The United Nations Development Project reports that the poverty rate is around 28 percent and overall unemployment now stands at 13 percent. Moreover, the Economist reports that Egyptian deficits are running very high and youth unemployment is currently a towering 40 percent.

A 2013 WFP report found that in 2011, 17 percent of Egyptians were food insecure. Additionally, according to a 2015 United Nations report, 45 percent of Egyptian children under the age of five suffer from anemia, which is a nutrient deficiency.

The news is not all bad, however, there are groups trying to make a difference. The WFP is one organization attempting to help the Egyptian people through these tough times. They currently provide a number of services designed to reduce hunger in Egypt.

One such program involves empowering low-income rural communities to adapt to global warming, diminishing agricultural losses by helping to create sustainable livelihoods. Another includes assisting the government to institute efforts aimed at preventing chronic malnutrition.

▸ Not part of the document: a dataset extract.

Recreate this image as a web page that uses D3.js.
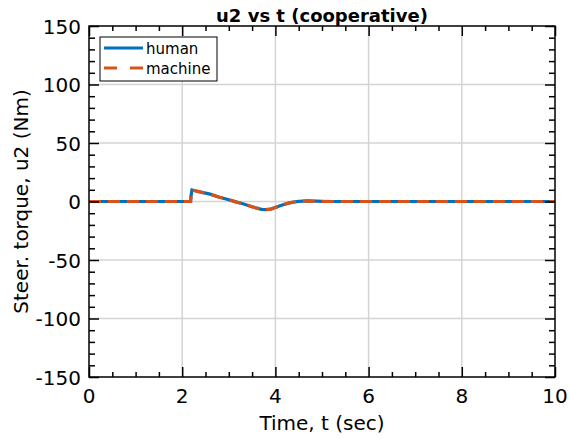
<!DOCTYPE html>
<html><head><meta charset="utf-8">
<script src="https://cdn.jsdelivr.net/npm/d3@7"></script>
<style>body{margin:0;background:#fff}svg{display:block}</style>
</head><body>
<svg id="c" width="571" height="439"></svg>
<script>
const title = "u2 vs t (cooperative)";
const xLabel = "Time, t (sec)";
const yLabel = "Steer. torque, u2 (Nm)";
const xTicks = [0, 2, 4, 6, 8, 10];
const yTicks = [-150, -100, -50, 0, 50, 100, 150];
const seriesNames = ["human", "machine"];
const tValues = [0, 2.18, 2.19, 2.21, 2.3, 2.4, 2.5, 2.6, 2.7, 2.8, 2.9, 3.0, 3.1, 3.2, 3.3, 3.4, 3.5, 3.6, 3.7, 3.8, 3.9, 4.0, 4.1, 4.2, 4.3, 4.4, 4.5, 4.6, 4.7, 4.8, 4.9, 5.0, 5.3, 10];
const humanValues = [0, 0, 5, 9.8, 9, 8, 7.2, 6.3, 5, 3.7, 2.6, 1.5, 0.3, -0.8, -2, -3.2, -4.5, -5.7, -6.7, -7, -6.5, -5.2, -3.7, -2.3, -1.2, -0.4, 0.1, 0.4, 0.5, 0.4, 0.3, 0.1, 0, 0];
const machineValues = [0, 0, 5, 9.8, 9, 8, 7.2, 6.3, 5, 3.7, 2.6, 1.5, 0.3, -0.8, -2, -3.2, -4.5, -5.7, -6.7, -7, -6.5, -5.2, -3.7, -2.3, -1.2, -0.4, 0.1, 0.4, 0.5, 0.4, 0.3, 0.1, 0, 0];

const L = 89, R = 555, T = 26, B = 377;
const svg = d3.select("#c");
const font = "DejaVu Sans, sans-serif";
const x = d3.scaleLinear().domain([0, 10]).range([L, R]);
const y = d3.scaleLinear().domain([-150, 150]).range([B, T]);

// grid
const g = svg.append("g");
g.selectAll(".gx").data(xTicks.slice(1, -1)).join("line")
  .attr("x1", d => x(d)).attr("x2", d => x(d)).attr("y1", T).attr("y2", B)
  .attr("stroke", "#d4d4d4").attr("stroke-width", 1.5);
g.selectAll(".gy").data(yTicks.slice(1, -1)).join("line")
  .attr("y1", d => y(d)).attr("y2", d => y(d)).attr("x1", L).attr("x2", R)
  .attr("stroke", "#d4d4d4").attr("stroke-width", 1.5);

// lines
const line = d3.line().x(d => x(d[0])).y(d => y(d[1]));
const hData = tValues.map((t, i) => [t, humanValues[i]]);
const mData = tValues.map((t, i) => [t, machineValues[i]]);
svg.append("path").datum(hData).attr("d", line).attr("fill", "none")
  .attr("stroke", "#0072BD").attr("stroke-width", 3.2);
svg.append("path").datum(mData).attr("d", line).attr("fill", "none")
  .attr("stroke", "#D95319").attr("stroke-width", 3.2).attr("stroke-dasharray", "12,7");

// axes with inner ticks
function addAxis(axisGen, transform) {
  const a = svg.append("g").attr("transform", transform).call(axisGen);
  a.selectAll("text").remove();
  a.select(".domain").remove();
  a.selectAll("line").attr("stroke", "#000").attr("stroke-width", 1.5);
  return a;
}
const xMinor = d3.range(0, 10.01, 0.5).filter(v => Math.abs(v / 2 - Math.round(v / 2)) > 1e-6);
const yMinor = d3.range(-150, 151, 10).filter(v => v % 50 !== 0);
addAxis(d3.axisTop(x).tickValues(xTicks).tickSize(10), `translate(0,${B})`);
addAxis(d3.axisTop(x).tickValues(xMinor).tickSize(5), `translate(0,${B})`);
addAxis(d3.axisBottom(x).tickValues(xTicks).tickSize(10), `translate(0,${T})`);
addAxis(d3.axisBottom(x).tickValues(xMinor).tickSize(5), `translate(0,${T})`);
addAxis(d3.axisRight(y).tickValues(yTicks).tickSize(10), `translate(${L},0)`);
addAxis(d3.axisRight(y).tickValues(yMinor).tickSize(6), `translate(${L},0)`);
addAxis(d3.axisLeft(y).tickValues(yTicks).tickSize(10), `translate(${R},0)`);
addAxis(d3.axisLeft(y).tickValues(yMinor).tickSize(6), `translate(${R},0)`);

svg.append("rect").attr("x", L).attr("y", T).attr("width", R - L).attr("height", B - T)
  .attr("fill", "none").attr("stroke", "#000").attr("stroke-width", 1.5);

// tick labels
svg.selectAll(".xl").data(xTicks).join("text")
  .attr("x", d => x(d)).attr("y", 403).attr("text-anchor", "middle")
  .attr("font-family", font).attr("font-size", 20).attr("fill", "#000").text(d => d);
svg.selectAll(".yl").data(yTicks).join("text")
  .attr("x", 81).attr("y", d => y(d) + 7.5).attr("text-anchor", "end")
  .attr("font-family", font).attr("font-size", 20).attr("fill", "#000").text(d => d);

// labels
svg.append("text").attr("x", x(5)).attr("y", 430).attr("text-anchor", "middle")
  .attr("font-family", font).attr("font-size", 20).text(xLabel);
svg.append("text").attr("transform", `translate(28,${(T + B) / 2}) rotate(-90)`)
  .attr("text-anchor", "middle").attr("font-family", font).attr("font-size", 20).text(yLabel);
svg.append("text").attr("x", x(5)).attr("y", 22).attr("text-anchor", "middle")
  .attr("font-family", font).attr("font-size", 18).attr("font-weight", "bold").text(title);

// legend
const lg = svg.append("g");
lg.append("rect").attr("x", 100).attr("y", 37).attr("width", 117).attr("height", 44)
  .attr("fill", "#fff").attr("stroke", "#000").attr("stroke-width", 1);
const colors = ["#0072BD", "#D95319"];
seriesNames.forEach((n, i) => {
  const yy = 48 + i * 20;
  lg.append("line").attr("x1", 104).attr("x2", 143).attr("y1", yy).attr("y2", yy)
    .attr("stroke", colors[i]).attr("stroke-width", 3.2)
    .attr("stroke-dasharray", i === 1 ? "13,13" : null);
  lg.append("text").attr("x", 146).attr("y", yy + 5.5).attr("font-family", font)
    .attr("font-size", 15).text(n);
});
</script>
</body></html>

Additionally, as part of the WFP’s Syrian Regional Refugee Response they are providing food assistance to Syrian refugees currently living in Egypt.

Along with these ongoing programs, the WFP partnered with the European Union in 2014 to initiate a $67 million project aimed at encouraging school participation among current or potential child laborers.

The project, entitled Enhancing Access of Children to Education and Fighting Child Labor, targets 100,000 children across Egypt by providing them and their families with food incentives to stay in school. Children who attend school receive an in-school snack that satisfies 25 percent of their daily nutritional needs, and their families receive a monthly food ration of 10 kg of rice and one liter of oil.

Egypt itself is also attempting to address some of these problems by launching its Sustainable Development Strategy (SDS), a data collection framework based on the United Nations Strategic Development Goals. Nihal El Megharbel of Egypt’s Ministry of Planning explains in the Egypt Strategy Support Program’s news bulletin that the country hopes to “reduce mortality by 20 percent and eradicate extreme poverty” by 2030 using the SDS.

The SDS will achieve this by substantially increasing Egypt’s capacity to collect meaningful data on food insecurity and poverty and using that data to develop data-driven solutions. Derek Headey of the International Food Policy Research Institute believes such a method has great potential explaining during a United Nations Development Program seminar that “some of the best national success stories have invested the most in measurement.”

Given that Egypt is the largest state in the Arab World, the country is central to the future of the Middle East. If it is to succeed where many other nations in the region are failing, it must take care of its people. The best way to accomplish this is by working to reduce poverty and hunger in Egypt.